Cryptocurrencies have captured global attention as a compelling investment alternative and, notably, as a method for preserving the value of money. In countries facing high inflation, they increasingly compete with traditional safe havens like the US dollar.
These digital assets serve as an effective store of value primarily because their prices generally trend upward. For instance, Bitcoin reached an unprecedented high of over $73,000 in March 2024, repeatedly breaking its own records.
Beyond these headline-making milestones, many investors are curious about practical methods to generate profits after acquiring cryptocurrencies. Multiple strategies exist—some involve higher risk, others focus on long-term growth, and several require understanding the underlying blockchain technology.
According to financial analysts, cryptocurrency trading fundamentally relies on speculating price movements. Traders typically buy when they anticipate price increases and sell when they expect decreases. The difference between the purchase and sale price determines their profit or loss.
Within this volatile landscape, several proven methods can help investors grow their crypto holdings.
Trading Cryptocurrencies
Trading remains one of the most popular ways to profit from cryptocurrencies. However, it demands a clear understanding of market trends and price movements.
Day Trading involves executing trades within a single day to capitalize on short-term price fluctuations. Swing Trading extends this horizon, with positions held for days or weeks to capture more significant market shifts. For those focused on very brief opportunities, Scalping targets micro-fluctuations over mere minutes.
Each style requires discipline, market knowledge, and often, technical analysis skills.
Long-Term Investing (Holding)
Long-term investing, commonly referred to as "holding," involves purchasing a cryptocurrency and storing it in a digital wallet for an extended period, anticipating substantial price appreciation over time.
This strategy is considered lower risk and is suitable for investors who believe in the long-term viability and adoption of digital assets. It avoids the stress of daily market swings and doesn’t require constant monitoring.
Mining Cryptocurrencies
Mining is the process of confirming transactions and adding them to the blockchain—the public ledger underpinning most cryptocurrencies. Miners are rewarded with Bitcoin or other coins for their computational efforts.
While Bitcoin mining has become highly competitive and capital-intensive, profitability is still achievable with alternative coins (altcoins). These often require less expensive hardware and can be a viable entry point for individuals. 👉 Explore mining strategies and rewards
Staking for Rewards
Staking involves holding and "locking" cryptocurrencies in a wallet to support network operations, particularly in blockchains using the Proof of Stake (PoS) consensus mechanism.
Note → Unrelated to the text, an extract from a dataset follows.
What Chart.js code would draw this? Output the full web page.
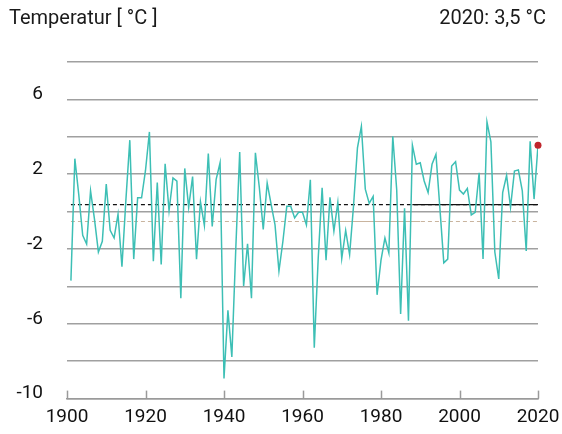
<!DOCTYPE html>
<html>
<head>
<meta charset="utf-8">
<script src="https://cdn.jsdelivr.net/npm/chart.js@4/dist/chart.umd.min.js"></script>
<style>
  html, body { margin:0; padding:0; background:#fff; }
  #wrap { position:relative; width:562px; height:434px; font-family: Roboto, "Noto Sans", sans-serif; color:#1a1a1a; }
  #title { position:absolute; left:9px; top:5px; font-size:20px; }
  #note { position:absolute; right:16px; top:5px; font-size:20px; }
  canvas { position:absolute; left:0; top:0; }
</style>
</head>
<body>
<div id="wrap">
  <canvas id="c" width="562" height="434"></canvas>
  <div id="title">Temperatur [ °C ]</div>
  <div id="note">2020: 3,5 °C</div>
</div>
<script>
// ---- data ----
const years = [];
for (let y = 1901; y <= 2020; y++) years.push(y);
const temps = [
  -3.69, 2.83, 0.9, -1.27, -1.73, 1.11, -0.4, -2.16, -1.59, 1.47,
  -1.0, -1.41, -0.14, -2.95, 0.6, 3.82, -2.54, 0.74, 0.74, 2.2,
  4.26, -2.65, 1.55, -2.83, 2.56, 0.05, 1.80, 1.63, -4.63, 2.31,
  0.23, 1.87, -2.54, 0.53, -0.74, 3.11, -0.80, 1.73, 2.61, -8.92,
  -5.28, -7.77, -2.0, 3.18, -3.98, -1.72, -4.63, 3.14, 1.29, -0.95,
  1.52, 0.4, -0.71, -3.18, -1.6, 0.28, 0.28, -0.34, -0.04, -0.04,
  -0.71, 1.70, -7.28, -2.51, 1.27, -2.60, 0.76, -1.04, 0.49, -2.51,
  -1.01, -2.30, 0.3, 3.41, 4.56, 1.20, 0.44, 0.81, -4.45, -2.60,
  -1.41, -2.21, 4.03, 1.17, -5.48, 0.18, -5.83, 3.55, 2.53, 2.61,
  1.64, 1.02, 2.53, 3.06, 0.2, -2.74, -2.54, 2.44, 2.67, 1.15,
  0.94, 1.24, -0.18, -0.04, 2.08, -2.53, 4.79, 3.73, -2.16, -3.60,
  1.02, 1.94, 0.23, 2.17, 2.23, 1.11, -2.10, 3.76, 0.67, 3.55
];
const meanOld = -0.53;          // reference period 1961-1990
const meanOldPeriod = [1961, 1990];
const meanNew = 0.37;
const meanNewPeriod = [1988, 2020];
const xTicks = [1900, 1920, 1940, 1960, 1980, 2000, 2020];
const yLabels = [-10, -6, -2, 2, 6];

const series = years.map((y, i) => ({ x: y, y: temps[i] }));
const first = years[0], last = years[years.length - 1];
const hline = (v, a, b) => [{ x: a, y: v }, { x: b, y: v }];

const tickMarks = {
  id: 'tickMarks',
  afterDraw(chart) {
    const { ctx, scales: { x }, chartArea } = chart;
    ctx.save();
    ctx.strokeStyle = '#9a9a9a';
    ctx.lineWidth = 1.5;
    xTicks.forEach(t => {
      const px = Math.round(x.getPixelForValue(t)) + 0.5;
      ctx.beginPath();
      ctx.moveTo(px, chartArea.bottom);
      ctx.lineTo(px, chartArea.bottom - 8);
      ctx.stroke();
    });
    ctx.restore();
  }
};

new Chart(document.getElementById('c'), {
  type: 'line',
  data: {
    datasets: [
      { data: [series[series.length - 1]], showLine: false, pointRadius: 3.5, clip: false,
        pointBackgroundColor: '#c0262d', pointBorderWidth: 0 },
      { data: series, borderColor: '#3dbfb5', borderWidth: 1.5, pointRadius: 0, tension: 0 },
      { data: hline(meanNew, meanNewPeriod[0], meanNewPeriod[1]), borderColor: '#111', borderWidth: 1.2, pointRadius: 0 },
      { data: hline(meanNew, first, last), borderColor: '#111', borderWidth: 1.2, borderDash: [4, 3], pointRadius: 0 },
      { data: hline(meanOld, meanOldPeriod[0], meanOldPeriod[1]), borderColor: '#c9b49e', borderWidth: 1.2, pointRadius: 0 },
      { data: hline(meanOld, first, last), borderColor: '#c9b49e', borderWidth: 1.2, borderDash: [4, 3], pointRadius: 0 }
    ]
  },
  options: {
    responsive: false,
    animation: false,
    layout: { padding: { top: 62, right: 24, left: 0, bottom: 0 } },
    plugins: { legend: { display: false }, tooltip: { enabled: false }, title: { display: false } },
    scales: {
      x: {
        type: 'linear', min: 1900, max: 2020,
        afterBuildTicks(s) { s.ticks = xTicks.map(v => ({ value: v })); },
        afterFit(s) { s.height = 32; },
        grid: { display: true, drawOnChartArea: false, drawTicks: true, tickLength: 7, tickColor: 'rgba(0,0,0,0)' },
        border: { display: true, color: '#9a9a9a', width: 1.5 },
        ticks: { padding: 0, color: '#111', font: { family: 'Roboto', size: 19 }, maxRotation: 0,
                 callback: v => String(v) }
      },
      y: {
        min: -10, max: 8,
        ticks: { stepSize: 2, padding: 24, labelOffset: -5, color: '#111',
                 font: { family: 'Roboto', size: 19 },
                 callback: v => yLabels.includes(v) ? String(v) : '' },
        afterFit(s) { s.width = 67; },
        grid: { color: '#a0a0a0', lineWidth: 1.5, drawTicks: false },
        border: { display: false }
      }
    }
  },
  plugins: [tickMarks]
});
</script>
</body>
</html>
In return, participants receive additional coins as rewards. This method offers a way to earn passive income with relatively lower risk and without the need for expensive mining equipment.
Launching New Cryptocurrencies
Developing and launching a new cryptocurrency or token can be highly profitable. However, this path is complex and risky, requiring deep expertise in blockchain technology, programming, marketing, and legal compliance.
It is an avenue best suited for developers and entrepreneurs with significant technical and financial resources.
Investing in DeFi Projects
Decentralized Finance (DeFi) offers innovative ways to earn money, such as through liquidity mining or yield farming. These projects allow users to lend, borrow, or provide liquidity in exchange for interest or token rewards.
While potentially lucrative, DeFi investments come with smart contract risks and market volatility, so thorough research is essential.
Frequently Asked Questions
What is the easiest way to start earning with cryptocurrency?
Staking and long-term holding are among the most accessible methods. They require minimal active management and provide exposure to potential price appreciation and reward mechanisms.
Is cryptocurrency mining still profitable in 2024?
Yes, especially with alternative coins. While Bitcoin mining is largely dominated by large operations, mining certain altcoins can still be profitable with appropriate hardware and low energy costs.
How much money do I need to start investing in crypto?
You can start with a very small amount—many platforms allow purchases as low as $10 or $20. The key is to invest only what you can afford to lose and to diversify your holdings.
What are the risks of DeFi investments?
DeFi projects can be vulnerable to smart contract bugs, regulatory changes, and market instability. Always audit project credibility and never invest more than you're willing to lose.
Can I earn passive income with cryptocurrencies?
Absolutely. Staking, yield farming, and running masternodes are common methods to generate passive earnings. Each varies in complexity and potential returns.
Do I need to pay taxes on crypto earnings?
In most countries, yes. Cryptocurrency earnings are typically subject to capital gains or income tax. Always consult a local tax professional to ensure compliance.